No pueden ser más claras ni más actuales las palabras del recordado siempre Juan Pablo II, y haríamos todos muy bien en interiorizarlas y llevarlas a cabo. Las cosas irían mejor, sin duda y con mayor respeto y menos exclusiones, descalificaciones o rechazos. Es necesario tener muy en cuenta que la negación de Dios priva de su fundamento a la persona y, consiguientemente, la induce a organizar el orden social prescindiendo de la dignidad y responsabilidad de la persona» (Juan Pablo II, Centessimus Annus, 13; cfr. 14, 17, 18, 41, 44).

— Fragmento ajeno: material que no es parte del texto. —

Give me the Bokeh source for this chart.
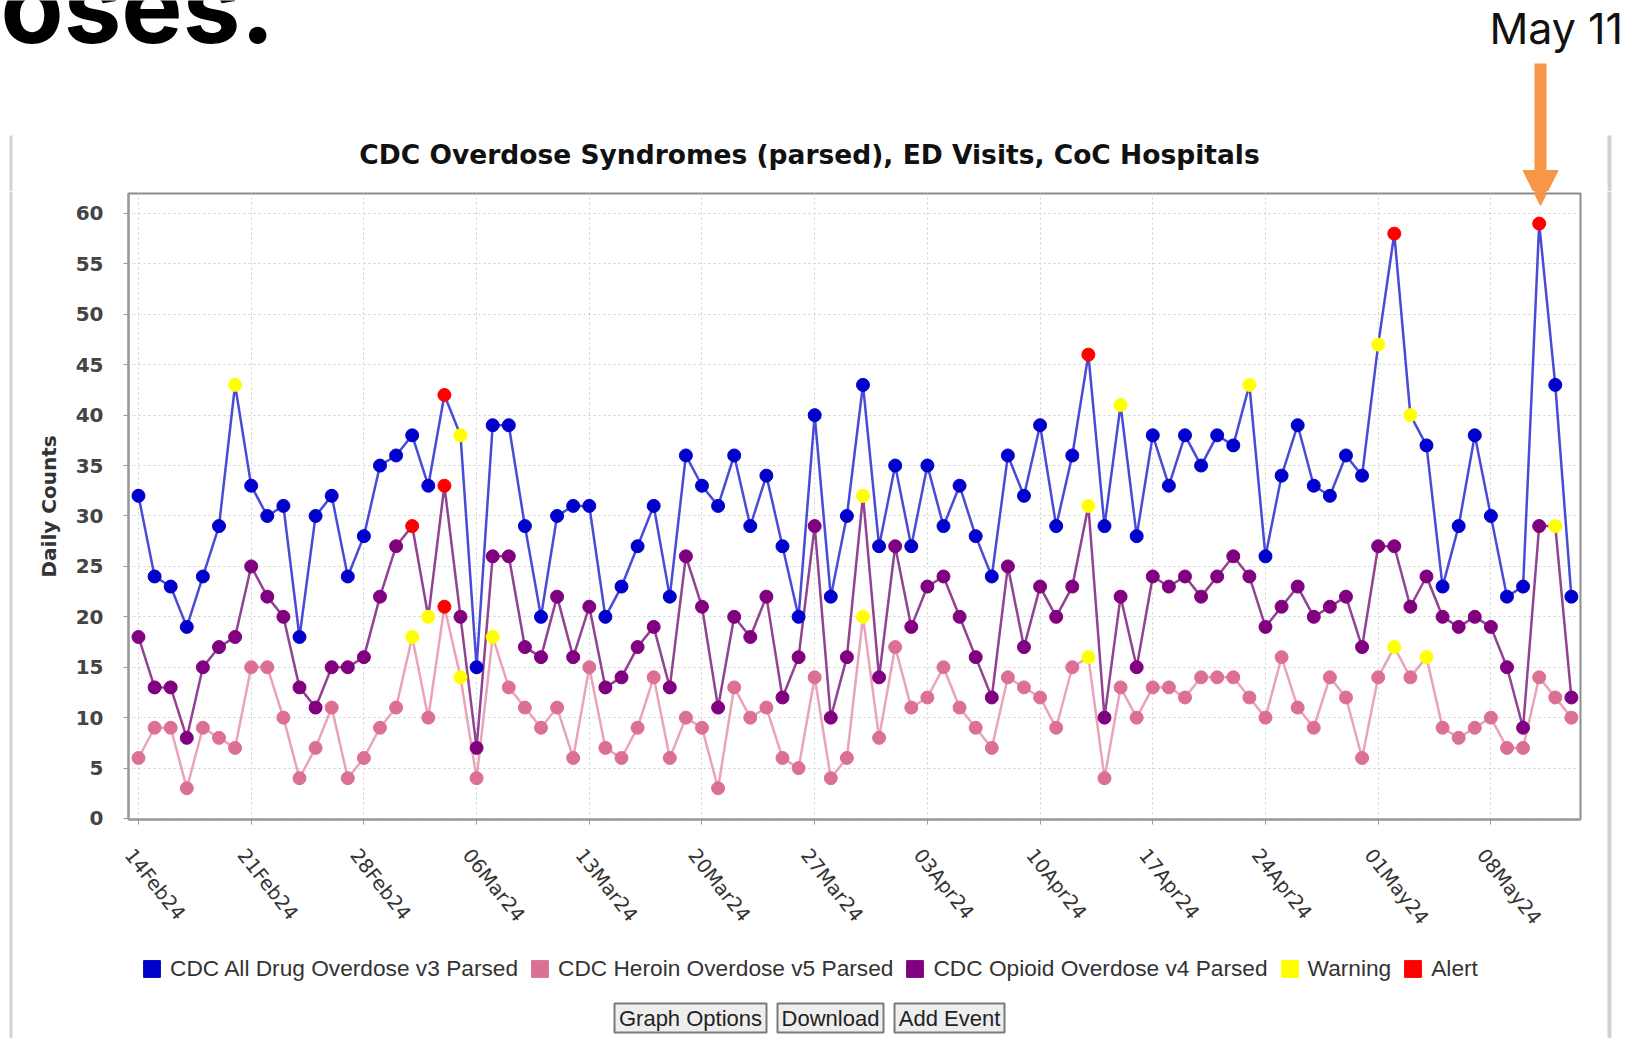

Qué acertada es a este respecto la expresión del teólogo y filósofo R. Bultmann «Es posible un Estado no cristiano, pero no es posible un Estado ateo». «No lo es en ningún caso en cuanto tal», añade J. Ratzinger, en cuanto Estado de derecho duradero. Esto implica que Dios no quede relegado incondicionalmente a la esfera de lo privado, sino que también sea reconocido públicamente como valor supremo. Esto incluye ciertamente –y quiero subrayarlo muy claramente– la tolerancia y el espacio para las personas ateas, y no tiene nada que ver con una coacción que pretendiera imponer la fe. Sin embargo, las cosas tendrían que producirse al contrario de lo que está ocurriendo ahora: el ateísmo comienza a ser el dogma público fundamental, y la fe es tolerada como opinión privada, pero de este modo no es tolerada en su verdadera esencia. Este tipo de tolerancia privada se lo concedió a la fe la misma Roma; el sacrificio en honor del emperador sólo perseguía el reconocimiento de que la fe no representaba ninguna pretensión de carácter público, al menos de importancia significativa. Estoy convencido de que, a largo plazo, no existe la posibilidad de supervivencia de un Estado de Derecho bajo un dogma ateo en vías de radicalización y que aquí es necesaria una reflexión fundamental para poder sobrevivir. Igualmente me atrevo a afirmar que la democracia funciona únicamente si funciona la conciencia, y que esta conciencia enmudece si no está orientada conforme a los valores éticos fundamentales del cristianismo, que pueden ser puestos en práctica incluso sin una explícita profesión del cristianismo, e incluso en el contexto de una religión no cristiana» (J. Ratzinger, Iglesia, ecumenismo, ... 257; Cfr J. Ratzinger, Fede, Verit, Tolleranza. Il Cristianessimo e le religione del mondo, Ed. Cantagalli, Siena, 2003, 223- 275).